Our moon has always inspired more questions than answers. How did this looming sphere first begin its night watch? Some ancient myths cast the Earth and moon as spouses or siblings. Others deemed it the home of the dead, or assigned deep meanings to eclipses or the turning of the tides. In the 80s, astronomers thought the moon was “captured” by Earth’s orbit. As recently as 2013, scientists were kicking around the idea that Earth actually stole the moon from Venus.
New research potentially rewrites our modern myths on the moon’s origins, as researchers put forth a new theory for how the Earth and moon started their relationship: A major impact event nearly obliterated the Earth in the solar system’s early days, and the mixed-up material left behind condensed to form our home and our one and only orbiting body.
A colossal cosmic smash-up might not sound all that radical to lunar lovers. The currently accepted theory is that a protoplanet the size of Mars — a hypothetical world named Theia, after the mother of Selene, goddess of the moon — shoulder-checked Earth and chipped off a chunk of material. That hunk of space junk eventually became the moon, according to the aptly-named “giant impact hypothesis”. The impact set the Earth spinning in five-hour days, which eventually slowed to the 24 hour days we experience now.
This hypothesis has a few problems, the biggest of which lies in Lunar samples from the Apollo missions. These show chemical signatures identical to Earth’s rocks, but different from other Solar system bodies — and therefore very likely different from Theia’s makeup. If Theia grazed the Earth just enough to grate off a moon-sized chunk, the moon should have retained some of this alien world’s chemical signatures while the Earth was left relatively unscathed.
Led by Matija Cuk of the SETI institute, the authors of a new study published in Nature set out to solve these problems more elegantly – with one big smash. According to their findings, Theia did in fact make quite an impact on the young Earth. Instead of grazing by and breaking off a chunk of rock, the new theory posits, Theia actually hit our planet pretty much head on. This high-energy collision vaporized or melted enough of our planet that it mixed with the materials in Theia. This molten bunch of space debris eventually settled down into two (relatively) identical bodies: The Earth and the moon. The Earth began with a two-hour day, its axis pointing towards the Sun, but over tens of millions of years, it slowed and the moon drifted farther away.

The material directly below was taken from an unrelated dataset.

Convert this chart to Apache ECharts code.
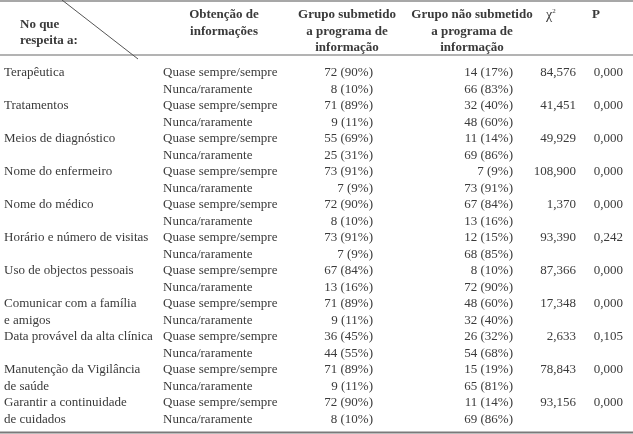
<!DOCTYPE html>
<html>
<head>
<meta charset="utf-8">
<script src="https://cdn.jsdelivr.net/npm/echarts@6/dist/echarts.min.js"></script>
<style>
  html, body { margin: 0; padding: 0; background: #fff; }
  #main { width: 633px; height: 434px; }
</style>
</head>
<body>
<div id="main"></div>
<script>
// items, one per pair of rows (a second line goes on the second row)
var items = [
    ['Terapêutica'],
    ['Tratamentos'],
    ['Meios de diagnóstico'],
    ['Nome do enfermeiro'],
    ['Nome do médico'],
    ['Horário e número de visitas'],
    ['Uso de objectos pessoais'],
    ['Comunicar com a família', 'e amigos'],
    ['Data provável da alta clínica'],
    ['Manutenção da Vigilância', 'de saúde'],
    ['Garantir a continuidade', 'de cuidados']
];
var answers = ['Quase sempre/sempre', 'Nunca/raramente'];

// grupo submetido a programa de informação
var subN   = [72, 8, 71, 9, 55, 25, 73, 7, 72, 8, 73, 7, 67, 13, 71, 9, 36, 44, 71, 9, 72, 8];
var subPct = [90, 10, 89, 11, 69, 31, 91, 9, 90, 10, 91, 9, 84, 16, 89, 11, 45, 55, 89, 11, 90, 10];
// grupo não submetido
var nonN   = [14, 66, 32, 48, 11, 69, 7, 73, 67, 13, 12, 68, 8, 72, 48, 32, 26, 54, 15, 65, 11, 69];
var nonPct = [17, 83, 40, 60, 14, 86, 9, 91, 84, 16, 15, 85, 10, 90, 60, 40, 32, 68, 19, 81, 14, 86];

var chi2 = ['84,576', '41,451', '49,929', '108,900', '1,370', '93,390', '87,366', '17,348', '2,633', '78,843', '93,156'];
var pVal = ['0,000', '0,000', '0,000', '0,000', '0,000', '0,242', '0,000', '0,000', '0,105', '0,000', '0,000'];

var FONT = '"Liberation Serif", "DejaVu Serif", serif';
var TXT = '#3a3a3a';

var rows = [];
for (var i = 0; i < subN.length; i++) rows.push(i);

function txt(x, y, s, align, bold) {
    return {
        type: 'text',
        x: x, y: y,
        style: {
            text: s,
            fill: TXT,
            fontFamily: FONT,
            fontSize: 13,
            fontWeight: bold ? 'bold' : 'normal',
            align: align, textAlign: align,
            verticalAlign: 'middle', textVerticalAlign: 'middle'
        }
    };
}

var head = [
    txt(20, 25, 'No que', 'left', true),
    txt(20, 41, 'respeita a:', 'left', true),
    txt(224, 15, 'Obtenção de', 'center', true),
    txt(224, 32, 'informações', 'center', true),
    txt(347, 15, 'Grupo submetido', 'center', true),
    txt(347, 32, 'a programa de', 'center', true),
    txt(347, 48, 'informação', 'center', true),
    txt(472, 15, 'Grupo não submetido', 'center', true),
    txt(472, 32, 'a programa de', 'center', true),
    txt(472, 48, 'informação', 'center', true),
    {
        type: 'text', x: 546, y: 15,
        style: {
            text: '{a|χ}{b|2}', fill: TXT, fontFamily: FONT, fontSize: 13,
            verticalAlign: 'middle', textVerticalAlign: 'middle',
            rich: {
                a: { fontFamily: FONT, fontSize: 14, fill: TXT },
                b: { fontFamily: FONT, fontSize: 7, fill: TXT, verticalAlign: 'top', padding: [0, 0, 8, 0] }
            }
        }
    },
    txt(592, 15, 'P', 'left', true),
    { type: 'line', shape: { x1: 0, y1: 1, x2: 633, y2: 1 }, style: { stroke: '#8a8a8a', lineWidth: 1.5 } },
    { type: 'line', shape: { x1: 0, y1: 55, x2: 633, y2: 55 }, style: { stroke: '#9a9a9a', lineWidth: 1.5 } },
    { type: 'line', shape: { x1: 62, y1: 0, x2: 138, y2: 59 }, style: { stroke: '#555', lineWidth: 1 } },
    { type: 'line', shape: { x1: 0, y1: 432.5, x2: 633, y2: 432.5 }, style: { stroke: '#7a7a7a', lineWidth: 2 } }
];

var chart = echarts.init(document.getElementById('main'));
chart.setOption({
    animation: false,
    backgroundColor: '#fff',
    grid: { left: 0, right: 0, top: 64.75, bottom: 6.25 },
    xAxis: { type: 'value', min: 0, max: 633, show: false },
    yAxis: { type: 'category', data: rows, inverse: true, show: false },
    graphic: head,
    series: [{
        type: 'custom',
        data: rows.map(function (r) { return [0, r]; }),
        encode: { x: 0, y: 1 },
        renderItem: function (params, api) {
            var r = params.dataIndex;
            var k = Math.floor(r / 2), s = r % 2;
            var y = api.coord([0, r])[1];
            var X = function (v) { return api.coord([v, r])[0]; };
            var kids = [];
            var lbl = items[k][s];
            if (lbl) kids.push(txt(X(4), y, lbl, 'left'));
            kids.push(txt(X(163), y, answers[s], 'left'));
            kids.push(txt(X(373), y, subN[r] + ' (' + subPct[r] + '%)', 'right'));
            kids.push(txt(X(513), y, nonN[r] + ' (' + nonPct[r] + '%)', 'right'));
            if (s === 0) {
                kids.push(txt(X(576), y, chi2[k], 'right'));
                kids.push(txt(X(623), y, pVal[k], 'right'));
            }
            return { type: 'group', children: kids };
        }
    }]
});
</script>
</body>
</html>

The new theory could also help explain away another potential problem with an impact-related lunar origin. If the moon was formed by a single thwack of an impact from Theia, it should have ended up orbiting around the Earth’s equator. Instead, it spins at a slight angle. But an impact hard and head-on enough to vaporize a significant portion of the Earth would have set the planet wobbling. Perhaps when the moon spun out of the molten Earth, it aligned with a position our planet eventually wobbled away from.
Modern astronomers are constantly coming up with new ideas about the origin and evolution of our closest cosmic companion, so don’t expect this to be the final word on the birth of the moon. But at least we’ve outgrown some of the cheesier myths of ancient stargazers.